• Requirements
Your task is to retype the lines from the opening of the material through the line that includes "0.30, 0.30, 0.30, 0.30, 0.25, 0.25, 0.25, 0.25, 0.25, 0.21];". Do not copy the pictures.

• Recorded information
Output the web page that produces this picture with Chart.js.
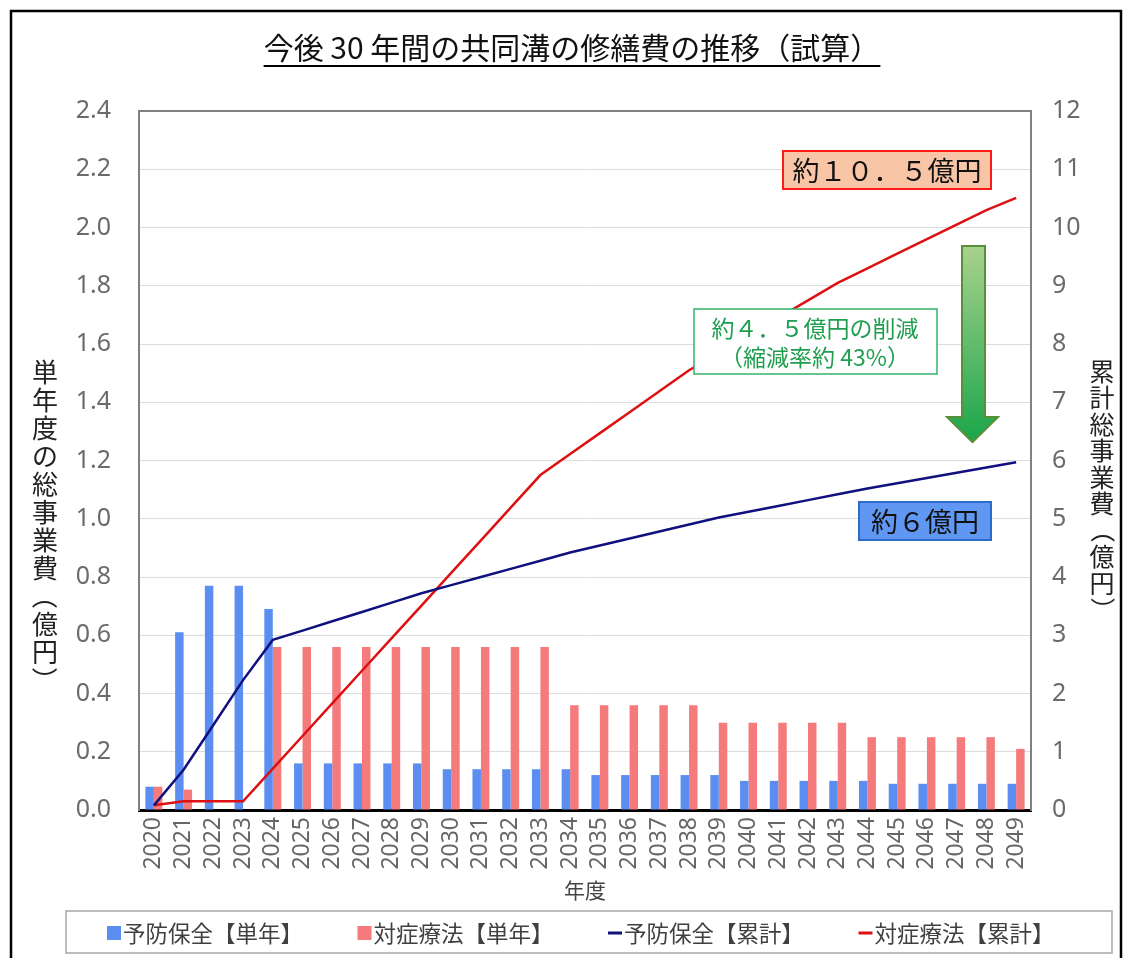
<!DOCTYPE html>
<html lang="ja">
<head>
<meta charset="utf-8">
<title>今後30年間の共同溝の修繕費の推移（試算）</title>
<script src="https://cdn.jsdelivr.net/npm/chart.js@4.4.1/dist/chart.umd.min.js"></script>
<style>
  html, body { margin: 0; padding: 0; background: #fff; }
  canvas { display: block; }
</style>
</head>
<body>
<canvas id="chart" width="1127" height="958"></canvas>
<script>
// 年度
const years = ['2020','2021','2022','2023','2024','2025','2026','2027','2028','2029',
               '2030','2031','2032','2033','2034','2035','2036','2037','2038','2039',
               '2040','2041','2042','2043','2044','2045','2046','2047','2048','2049'];

// 単年度の事業費（億円）- 左軸
const yoboTannen = [0.08, 0.61, 0.77, 0.77, 0.69, 0.16, 0.16, 0.16, 0.16, 0.16,
                    0.14, 0.14, 0.14, 0.14, 0.14, 0.12, 0.12, 0.12, 0.12, 0.12,
                    0.10, 0.10, 0.10, 0.10, 0.10, 0.09, 0.09, 0.09, 0.09, 0.09];
const taishoTannen = [0.08, 0.07, 0, 0, 0.56, 0.56, 0.56, 0.56, 0.56, 0.56,
                      0.56, 0.56, 0.56, 0.56, 0.36, 0.36, 0.36, 0.36, 0.36, 0.30,
                      0.30, 0.30, 0.30, 0.30, 0.25, 0.25, 0.25, 0.25, 0.25, 0.21];

// 累計総事業費（億円）- 右軸
const yoboRuikei = [0.08, 0.69, 1.46, 2.23, 2.92, 3.08, 3.24, 3.40, 3.56, 3.72,
                    3.86, 4.00, 4.14, 4.28, 4.42, 4.54, 4.66, 4.78, 4.90, 5.02,
                    5.12, 5.22, 5.32, 5.42, 5.52, 5.61, 5.70, 5.79, 5.88, 5.97];
const taishoRuikei = [0.08, 0.15, 0.15, 0.15, 0.71, 1.27, 1.83, 2.39, 2.95, 3.51,
                      4.07, 4.63, 5.19, 5.75, 6.11, 6.47, 6.83, 7.19, 7.55, 7.85,
                      8.15, 8.45, 8.75, 9.05, 9.30, 9.55, 9.80, 10.05, 10.30, 10.51];

const JP = "'Noto Sans CJK JP', 'Noto Sans', sans-serif";
const NUM = "'Noto Sans', sans-serif";

// 縦書きの文字列（括弧は回転）
function drawVertical(ctx, text, x, yStart, pitch) {
    [...text].forEach((ch, i) => {
        ctx.save();
        ctx.translate(x, yStart + pitch * i + pitch / 2);
        if (ch === '（' || ch === '）') ctx.rotate(Math.PI / 2);
        ctx.fillText(ch, 0, 0);
        ctx.restore();
    });
}

function labelBox(ctx, x, y, w, h, fill, stroke, lw) {
    ctx.fillStyle = fill;
    ctx.fillRect(x, y, w, h);
    ctx.strokeStyle = stroke;
    ctx.lineWidth = lw;
    ctx.strokeRect(x, y, w, h);
}

const decor = {
    id: 'decor',
    beforeDraw(chart) {
        const { ctx } = chart;
        ctx.save();
        ctx.fillStyle = '#fff';
        ctx.fillRect(0, 0, chart.width, chart.height);

        // 外枠
        ctx.strokeStyle = '#000';
        ctx.lineWidth = 2.5;
        ctx.strokeRect(11, 11, 1110, 990);

        // タイトル（下線付き）
        const title = '今後 30 年間の共同溝の修繕費の推移（試算）';
        ctx.font = '30px ' + JP;
        ctx.fillStyle = '#111';
        ctx.textAlign = 'center';
        ctx.textBaseline = 'middle';
        ctx.fillText(title, 572, 48);
        const w = ctx.measureText(title).width;
        ctx.beginPath();
        ctx.lineWidth = 2;
        ctx.moveTo(572 - w / 2, 66);
        ctx.lineTo(572 + w / 2, 66);
        ctx.stroke();

        // 軸タイトル（縦書き）
        ctx.fillStyle = '#222';
        ctx.font = '26px ' + JP;
        drawVertical(ctx, '単年度の総事業費（億円）', 45, 358, 28);
        ctx.font = '25px ' + JP;
        drawVertical(ctx, '累計総事業費（億円）', 1102, 358, 26.5);
        ctx.restore();
    },
    beforeDatasetsDraw(chart) {
        const { ctx, chartArea: a } = chart;
        ctx.save();
        ctx.strokeStyle = '#808080';
        ctx.lineWidth = 2;
        ctx.beginPath();
        ctx.moveTo(a.left, a.top);
        ctx.lineTo(a.right, a.top);
        ctx.stroke();
        ctx.restore();
    },
    afterDraw(chart) {
        const { ctx } = chart;
        ctx.save();
        ctx.textAlign = 'center';
        ctx.textBaseline = 'middle';

        // 約10.5億円
        labelBox(ctx, 783, 151, 208, 38, '#f8c5a6', '#ff1a1a', 2);
        ctx.fillStyle = '#111';
        ctx.font = '27px ' + JP;
        ctx.fillText('約１０．５億円', 887, 171);

        // 約6億円
        labelBox(ctx, 859, 502, 132, 38, '#5f97f2', '#2a6cc8', 2);
        ctx.fillStyle = '#111';
        ctx.fillText('約６億円', 925, 522);

        // 削減額
        labelBox(ctx, 694, 309, 243, 65, '#fff', '#33b36b', 1.5);
        ctx.fillStyle = '#1e9e4e';
        ctx.font = '23px ' + JP;
        ctx.fillText('約４．５億円の削減', 815, 328);
        ctx.fillText('（縮減率約 43%）', 815, 357);

        // 矢印
        const g = ctx.createLinearGradient(0, 246, 0, 442);
        g.addColorStop(0, '#a9d18e');
        g.addColorStop(1, '#1aa64a');
        ctx.beginPath();
        ctx.moveTo(962, 246);
        ctx.lineTo(985, 246);
        ctx.lineTo(985, 417);
        ctx.lineTo(998, 417);
        ctx.lineTo(972.5, 442);
        ctx.lineTo(947, 417);
        ctx.lineTo(962, 417);
        ctx.closePath();
        ctx.fillStyle = g;
        ctx.fill();
        ctx.strokeStyle = '#5a8f3a';
        ctx.lineWidth = 2;
        ctx.stroke();

        // 凡例
        ctx.strokeStyle = '#a8a8a8';
        ctx.lineWidth = 1.5;
        ctx.strokeRect(66, 911, 1046, 42);
        ctx.font = '22.5px ' + JP;
        ctx.textAlign = 'left';
        chart.data.datasets.forEach((ds, i) => {
            const x = 107 + i * 250.5;
            const y = 933;
            if (ds.type === 'line') {
                ctx.strokeStyle = ds.borderColor;
                ctx.lineWidth = 3;
                ctx.beginPath();
                ctx.moveTo(x, y);
                ctx.lineTo(x + 14, y);
                ctx.stroke();
            } else {
                ctx.fillStyle = ds.backgroundColor;
                ctx.fillRect(x, y - 7, 14, 14);
            }
            ctx.fillStyle = '#404040';
            ctx.fillText(ds.label, x + 16, y);
        });
        ctx.restore();
    }
};

new Chart(document.getElementById('chart'), {
    data: {
        labels: years,
        datasets: [
            {
                type: 'bar',
                label: '予防保全【単年】',
                data: yoboTannen,
                backgroundColor: '#5b8ef0',
                yAxisID: 'y',
                order: 1
            },
            {
                type: 'bar',
                label: '対症療法【単年】',
                data: taishoTannen,
                backgroundColor: '#f47a7c',
                yAxisID: 'y',
                order: 1
            },
            {
                type: 'line',
                label: '予防保全【累計】',
                data: yoboRuikei,
                borderColor: '#10107f',
                borderWidth: 2.5,
                pointRadius: 0,
                yAxisID: 'y2',
                order: 0
            },
            {
                type: 'line',
                label: '対症療法【累計】',
                data: taishoRuikei,
                borderColor: '#dd1111',
                borderWidth: 2.5,
                pointRadius: 0,
                yAxisID: 'y2',
                order: 0
            }
        ]
    },
    options: {
        responsive: false,
        animation: false,
        datasets: {
            bar: { categoryPercentage: 0.57, barPercentage: 1.0 }
        },
        layout: { padding: { top: 111, bottom: 55, left: 0, right: 0 } },
        plugins: {
            legend: { display: false },
            tooltip: { enabled: false },
            title: { display: false }
        },
        scales: {
            x: {
                grid: { display: false, drawTicks: false },
                border: { color: '#000', width: 3 },
                ticks: {
                    autoSkip: false,
                    minRotation: 90,
                    maxRotation: 90,
                    padding: 7,
                    color: '#666',
                    font: { family: NUM, size: 23 }
                },
                title: {
                    display: true,
                    text: '年度',
                    color: '#444',
                    padding: 0,
                    font: { family: JP, size: 21 }
                },
                afterFit(scale) { scale.height = 93; }
            },
            y: {
                position: 'left',
                min: 0,
                max: 2.4,
                grid: { color: '#dcdcdc', drawTicks: false },
                border: { color: '#808080', width: 2 },
                ticks: {
                    stepSize: 0.2,
                    padding: 28,
                    color: '#6b6b6b',
                    font: { family: NUM, size: 25 },
                    callback: v => v.toFixed(1)
                },
                afterFit(scale) { scale.width = 139; }
            },
            y2: {
                position: 'right',
                min: 0,
                max: 12,
                grid: { display: false, drawTicks: false },
                border: { color: '#808080', width: 2 },
                ticks: {
                    stepSize: 1,
                    padding: 21,
                    color: '#6b6b6b',
                    font: { family: NUM, size: 25 }
                },
                afterFit(scale) { scale.width = 96; }
            }
        }
    },
    plugins: [decor]
});
</script>
</body>
</html>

• Answer below
Output the web page that produces this picture with Chart.js.
<!DOCTYPE html>
<html lang="ja">
<head>
<meta charset="utf-8">
<title>今後30年間の共同溝の修繕費の推移（試算）</title>
<script src="https://cdn.jsdelivr.net/npm/chart.js@4.4.1/dist/chart.umd.min.js"></script>
<style>
  html, body { margin: 0; padding: 0; background: #fff; }
  canvas { display: block; }
</style>
</head>
<body>
<canvas id="chart" width="1127" height="958"></canvas>
<script>
// 年度
const years = ['2020','2021','2022','2023','2024','2025','2026','2027','2028','2029',
               '2030','2031','2032','2033','2034','2035','2036','2037','2038','2039',
               '2040','2041','2042','2043','2044','2045','2046','2047','2048','2049'];

// 単年度の事業費（億円）- 左軸
const yoboTannen = [0.08, 0.61, 0.77, 0.77, 0.69, 0.16, 0.16, 0.16, 0.16, 0.16,
                    0.14, 0.14, 0.14, 0.14, 0.14, 0.12, 0.12, 0.12, 0.12, 0.12,
                    0.10, 0.10, 0.10, 0.10, 0.10, 0.09, 0.09, 0.09, 0.09, 0.09];
const taishoTannen = [0.08, 0.07, 0, 0, 0.56, 0.56, 0.56, 0.56, 0.56, 0.56,
                      0.56, 0.56, 0.56, 0.56, 0.36, 0.36, 0.36, 0.36, 0.36, 0.30,
                      0.30, 0.30, 0.30, 0.30, 0.25, 0.25, 0.25, 0.25, 0.25, 0.21];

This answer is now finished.